Determine whether each of the functions $2^{n+1}$ and $2^{2n}$ is $O(2^n)$.
Since $2^n$ < $2^{n+1}$, you can say $2^{n+1}$ is not $O(2^{n})$
Since $2^n$ is < $2^{2n}$, you can say $2^{2n}$ is not $O(2^{n})$
Edit: more information:
Since $2^{n+1}$ < $3^{n+1}$ = (n+1) log 3 = O (n log3).
Since $2^{2n}$ < $3^{2n}$ = O (2n log3) = O (n log3).
On
We know that $f(x) \in \mathcal{O}(g(x))$ if there exist constants $C$, and $k$ so that $$ |f(x)| \le C |g(x)|$$ whenever $n > k$. I will omit the absolute value as it should be clear that $2^\text{r} \ge 0$.

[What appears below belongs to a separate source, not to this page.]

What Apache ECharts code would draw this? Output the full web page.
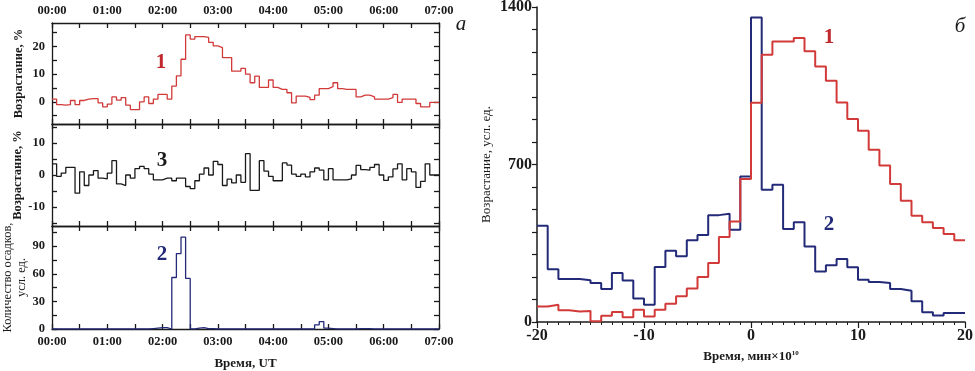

(i) Now, $$2^{n+1} = 2 \cdot 2^n $$
so we can take $C = 2, k=1$ to see that $2^{n+1} \in \mathcal{O}(2^n).$
(ii) Assume that $2^{2n} \in \mathcal{O}(2^n)$. Then, there exists $C$, $k$ so that $$ 2^{2n} = 2^{n+n} =2^n2^n \le C \cdot 2^n \Rightarrow C \ge 2^n.$$ This is a contradiction as $C$ must be a constant and cannot depend on $n$. Hence, $2^{2n} \not\in \mathcal{O}(2^n).$
You are missing the fact that there must be some constant. The definition is that $f(x)$ is $O(g(x))$ iff there exists some $c$ such that for sufficient large $x$, $|f(x)|\leq c|g(x)|$.
So, a hint for the first one is $2^{n+1}=2*2^n$,
for the second one you might want to check $x^2$ versus $x$. Does $x^2$ belong to $O(x)$?
Hope it helps.